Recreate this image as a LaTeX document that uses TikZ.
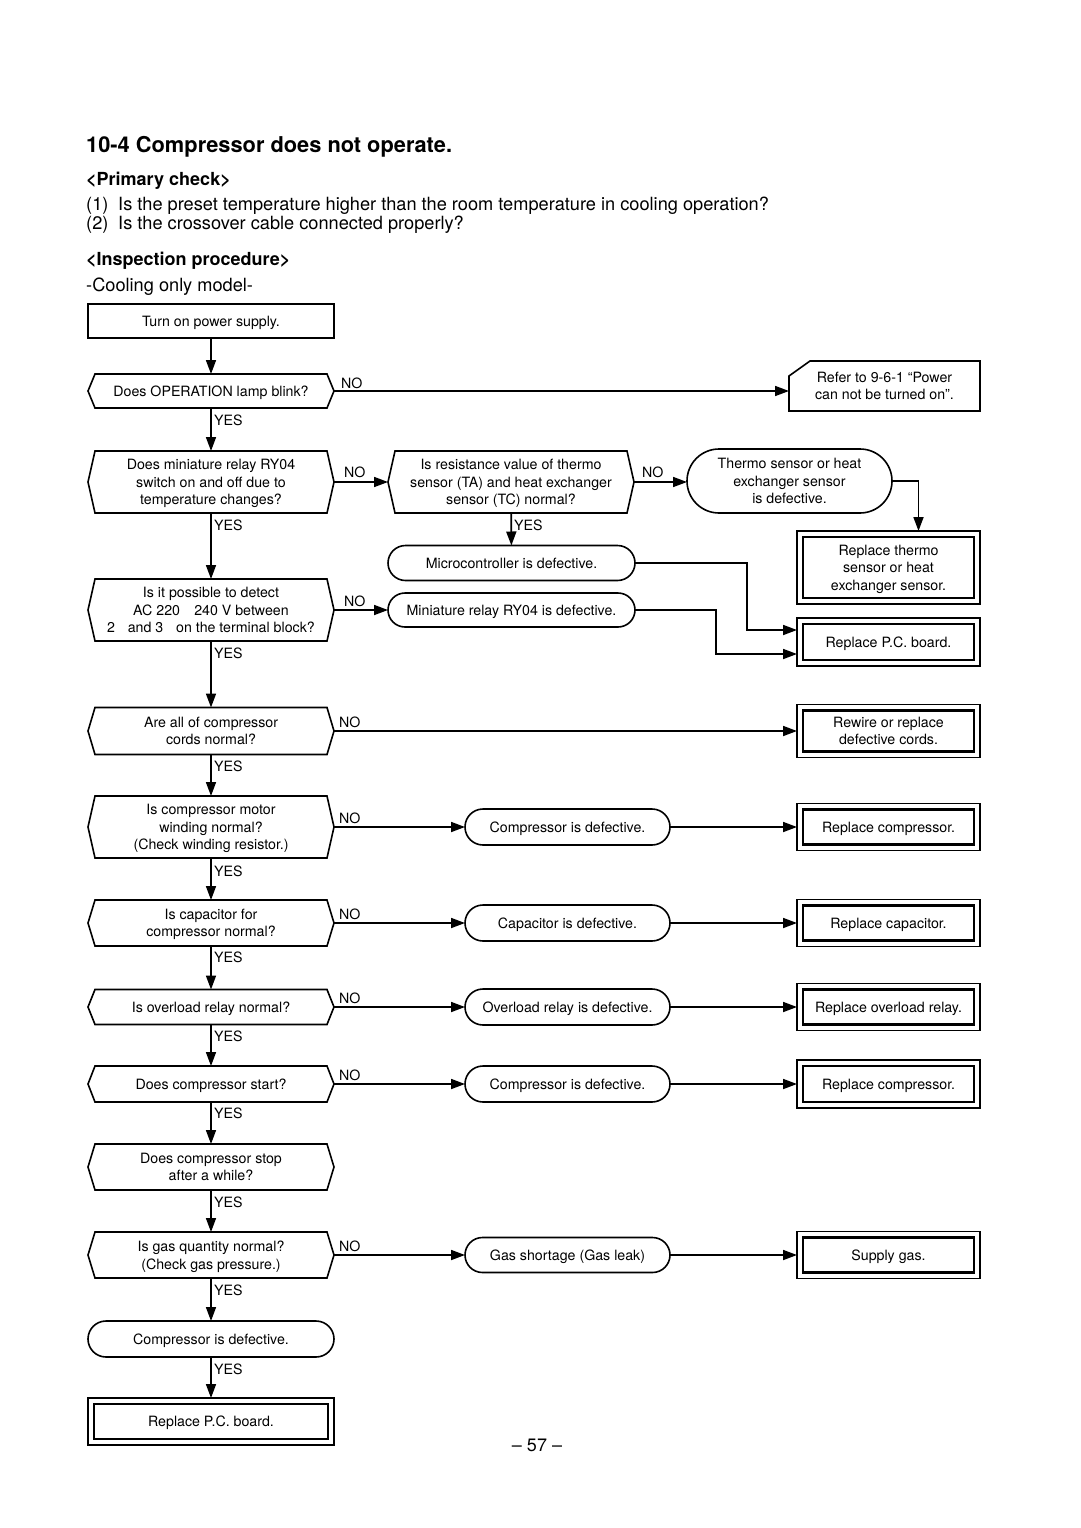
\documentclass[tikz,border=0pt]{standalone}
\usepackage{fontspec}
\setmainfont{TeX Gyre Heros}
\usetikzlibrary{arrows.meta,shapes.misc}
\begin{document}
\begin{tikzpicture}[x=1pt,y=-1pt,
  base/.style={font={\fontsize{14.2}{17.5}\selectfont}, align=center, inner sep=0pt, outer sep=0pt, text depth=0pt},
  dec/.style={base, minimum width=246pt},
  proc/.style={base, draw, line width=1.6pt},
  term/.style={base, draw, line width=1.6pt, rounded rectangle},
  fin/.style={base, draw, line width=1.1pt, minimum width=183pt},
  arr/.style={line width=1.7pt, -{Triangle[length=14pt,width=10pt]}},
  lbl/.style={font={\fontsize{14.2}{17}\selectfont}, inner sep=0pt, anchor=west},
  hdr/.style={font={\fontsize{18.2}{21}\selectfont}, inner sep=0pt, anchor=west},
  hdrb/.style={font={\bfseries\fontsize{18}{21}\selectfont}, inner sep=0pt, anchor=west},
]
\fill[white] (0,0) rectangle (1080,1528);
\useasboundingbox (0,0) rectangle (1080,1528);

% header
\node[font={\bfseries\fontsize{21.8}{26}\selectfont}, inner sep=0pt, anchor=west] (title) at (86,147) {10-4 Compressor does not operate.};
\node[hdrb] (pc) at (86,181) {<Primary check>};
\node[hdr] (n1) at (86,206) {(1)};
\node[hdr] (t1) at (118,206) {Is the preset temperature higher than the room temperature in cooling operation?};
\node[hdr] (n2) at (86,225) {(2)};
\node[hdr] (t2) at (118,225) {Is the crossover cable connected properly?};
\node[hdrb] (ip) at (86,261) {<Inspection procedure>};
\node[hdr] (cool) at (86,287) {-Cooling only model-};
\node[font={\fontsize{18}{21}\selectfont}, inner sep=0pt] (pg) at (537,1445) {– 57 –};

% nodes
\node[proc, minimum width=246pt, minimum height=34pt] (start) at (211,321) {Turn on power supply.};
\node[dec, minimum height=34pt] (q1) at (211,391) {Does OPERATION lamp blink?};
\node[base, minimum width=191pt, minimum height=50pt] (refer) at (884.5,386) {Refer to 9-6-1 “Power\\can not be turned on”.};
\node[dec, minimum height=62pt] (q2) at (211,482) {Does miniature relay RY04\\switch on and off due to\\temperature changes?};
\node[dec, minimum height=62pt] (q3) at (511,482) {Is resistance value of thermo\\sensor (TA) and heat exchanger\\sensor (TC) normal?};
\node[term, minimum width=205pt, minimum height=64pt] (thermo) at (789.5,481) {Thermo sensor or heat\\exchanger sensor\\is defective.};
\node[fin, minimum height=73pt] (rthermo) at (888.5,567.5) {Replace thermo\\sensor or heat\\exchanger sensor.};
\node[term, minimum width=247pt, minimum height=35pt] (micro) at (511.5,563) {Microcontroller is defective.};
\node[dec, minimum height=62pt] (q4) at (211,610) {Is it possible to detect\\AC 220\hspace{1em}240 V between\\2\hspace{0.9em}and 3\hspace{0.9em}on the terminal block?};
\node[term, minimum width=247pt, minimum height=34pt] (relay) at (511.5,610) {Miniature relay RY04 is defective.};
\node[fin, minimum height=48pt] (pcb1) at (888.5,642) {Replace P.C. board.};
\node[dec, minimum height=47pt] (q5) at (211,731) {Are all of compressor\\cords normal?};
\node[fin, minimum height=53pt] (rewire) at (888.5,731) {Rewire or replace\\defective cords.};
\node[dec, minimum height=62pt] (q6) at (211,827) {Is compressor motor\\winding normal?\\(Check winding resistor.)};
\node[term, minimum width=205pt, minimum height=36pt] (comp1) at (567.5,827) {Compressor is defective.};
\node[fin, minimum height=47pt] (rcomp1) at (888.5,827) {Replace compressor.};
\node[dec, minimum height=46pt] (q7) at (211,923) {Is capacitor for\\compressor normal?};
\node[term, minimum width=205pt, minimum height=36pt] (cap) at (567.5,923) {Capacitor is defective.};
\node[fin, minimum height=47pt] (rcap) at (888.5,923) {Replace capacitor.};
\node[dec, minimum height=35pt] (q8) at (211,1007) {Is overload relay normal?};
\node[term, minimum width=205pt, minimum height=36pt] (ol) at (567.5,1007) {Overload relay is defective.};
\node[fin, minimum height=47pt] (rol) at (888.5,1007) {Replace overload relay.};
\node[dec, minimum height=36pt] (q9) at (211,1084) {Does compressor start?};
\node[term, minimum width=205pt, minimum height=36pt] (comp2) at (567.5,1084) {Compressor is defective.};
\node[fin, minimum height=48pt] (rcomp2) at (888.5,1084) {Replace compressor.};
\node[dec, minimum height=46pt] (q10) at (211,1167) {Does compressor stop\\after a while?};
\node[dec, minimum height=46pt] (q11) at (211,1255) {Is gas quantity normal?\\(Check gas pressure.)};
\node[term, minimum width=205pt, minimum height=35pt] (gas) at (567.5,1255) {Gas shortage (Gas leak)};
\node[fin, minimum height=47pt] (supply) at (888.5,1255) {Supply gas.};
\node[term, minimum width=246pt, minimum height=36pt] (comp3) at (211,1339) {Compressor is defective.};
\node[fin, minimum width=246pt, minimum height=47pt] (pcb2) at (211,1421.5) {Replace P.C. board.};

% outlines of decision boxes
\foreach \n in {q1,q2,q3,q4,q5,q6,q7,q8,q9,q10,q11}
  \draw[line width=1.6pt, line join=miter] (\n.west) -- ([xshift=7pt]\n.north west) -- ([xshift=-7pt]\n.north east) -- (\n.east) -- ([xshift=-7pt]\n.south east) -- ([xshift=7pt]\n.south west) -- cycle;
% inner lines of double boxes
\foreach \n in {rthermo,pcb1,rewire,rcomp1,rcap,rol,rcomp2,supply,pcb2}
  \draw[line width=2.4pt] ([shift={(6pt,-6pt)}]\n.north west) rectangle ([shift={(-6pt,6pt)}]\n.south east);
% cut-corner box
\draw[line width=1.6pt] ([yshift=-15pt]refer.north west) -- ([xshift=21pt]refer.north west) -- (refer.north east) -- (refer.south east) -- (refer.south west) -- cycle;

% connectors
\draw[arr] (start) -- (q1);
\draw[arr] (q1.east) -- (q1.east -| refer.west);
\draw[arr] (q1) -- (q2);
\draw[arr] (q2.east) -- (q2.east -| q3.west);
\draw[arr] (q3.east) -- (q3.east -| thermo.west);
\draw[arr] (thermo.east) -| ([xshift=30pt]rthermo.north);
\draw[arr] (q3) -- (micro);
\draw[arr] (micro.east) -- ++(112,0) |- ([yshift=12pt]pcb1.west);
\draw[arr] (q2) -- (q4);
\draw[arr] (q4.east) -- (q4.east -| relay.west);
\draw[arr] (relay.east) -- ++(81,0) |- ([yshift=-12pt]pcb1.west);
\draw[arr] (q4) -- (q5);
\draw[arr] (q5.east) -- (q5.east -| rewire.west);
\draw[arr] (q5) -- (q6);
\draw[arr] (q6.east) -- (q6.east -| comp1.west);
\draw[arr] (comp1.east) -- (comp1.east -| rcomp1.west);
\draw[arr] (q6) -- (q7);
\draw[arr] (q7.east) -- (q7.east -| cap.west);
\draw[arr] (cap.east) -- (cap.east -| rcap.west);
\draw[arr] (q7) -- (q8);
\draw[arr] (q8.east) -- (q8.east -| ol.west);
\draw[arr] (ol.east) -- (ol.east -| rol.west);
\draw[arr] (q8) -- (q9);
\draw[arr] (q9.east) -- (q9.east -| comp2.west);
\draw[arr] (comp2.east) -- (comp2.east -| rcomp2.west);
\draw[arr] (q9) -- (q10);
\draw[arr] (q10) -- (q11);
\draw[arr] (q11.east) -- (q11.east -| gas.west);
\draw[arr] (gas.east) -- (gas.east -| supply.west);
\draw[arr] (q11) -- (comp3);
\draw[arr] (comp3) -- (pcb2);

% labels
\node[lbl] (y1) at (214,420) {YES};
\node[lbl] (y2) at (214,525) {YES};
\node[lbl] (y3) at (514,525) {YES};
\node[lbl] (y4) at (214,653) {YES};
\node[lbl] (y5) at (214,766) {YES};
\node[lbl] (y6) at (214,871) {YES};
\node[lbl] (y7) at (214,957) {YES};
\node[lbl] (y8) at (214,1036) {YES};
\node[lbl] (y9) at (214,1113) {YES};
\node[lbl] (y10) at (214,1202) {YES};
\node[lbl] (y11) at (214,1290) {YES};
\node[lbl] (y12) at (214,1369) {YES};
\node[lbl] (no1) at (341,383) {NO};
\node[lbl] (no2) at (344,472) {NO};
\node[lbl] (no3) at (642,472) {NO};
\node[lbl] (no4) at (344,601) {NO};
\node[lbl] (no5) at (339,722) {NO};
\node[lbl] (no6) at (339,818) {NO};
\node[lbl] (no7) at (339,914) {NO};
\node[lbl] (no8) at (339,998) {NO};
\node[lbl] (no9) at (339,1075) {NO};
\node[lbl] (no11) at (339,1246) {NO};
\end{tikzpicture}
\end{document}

DIRECTION
Reproduce only the lines from the beginning of the data through the line that contains "inner sep=0pt] (pg)", both included, and please drop the pictures.

FULL OUTPUT
Recreate this image as a LaTeX document that uses TikZ.
\documentclass[tikz,border=0pt]{standalone}
\usepackage{fontspec}
\setmainfont{TeX Gyre Heros}
\usetikzlibrary{arrows.meta,shapes.misc}
\begin{document}
\begin{tikzpicture}[x=1pt,y=-1pt,
  base/.style={font={\fontsize{14.2}{17.5}\selectfont}, align=center, inner sep=0pt, outer sep=0pt, text depth=0pt},
  dec/.style={base, minimum width=246pt},
  proc/.style={base, draw, line width=1.6pt},
  term/.style={base, draw, line width=1.6pt, rounded rectangle},
  fin/.style={base, draw, line width=1.1pt, minimum width=183pt},
  arr/.style={line width=1.7pt, -{Triangle[length=14pt,width=10pt]}},
  lbl/.style={font={\fontsize{14.2}{17}\selectfont}, inner sep=0pt, anchor=west},
  hdr/.style={font={\fontsize{18.2}{21}\selectfont}, inner sep=0pt, anchor=west},
  hdrb/.style={font={\bfseries\fontsize{18}{21}\selectfont}, inner sep=0pt, anchor=west},
]
\fill[white] (0,0) rectangle (1080,1528);
\useasboundingbox (0,0) rectangle (1080,1528);

% header
\node[font={\bfseries\fontsize{21.8}{26}\selectfont}, inner sep=0pt, anchor=west] (title) at (86,147) {10-4 Compressor does not operate.};
\node[hdrb] (pc) at (86,181) {<Primary check>};
\node[hdr] (n1) at (86,206) {(1)};
\node[hdr] (t1) at (118,206) {Is the preset temperature higher than the room temperature in cooling operation?};
\node[hdr] (n2) at (86,225) {(2)};
\node[hdr] (t2) at (118,225) {Is the crossover cable connected properly?};
\node[hdrb] (ip) at (86,261) {<Inspection procedure>};
\node[hdr] (cool) at (86,287) {-Cooling only model-};
\node[font={\fontsize{18}{21}\selectfont}, inner sep=0pt] (pg) at (537,1445) {– 57 –};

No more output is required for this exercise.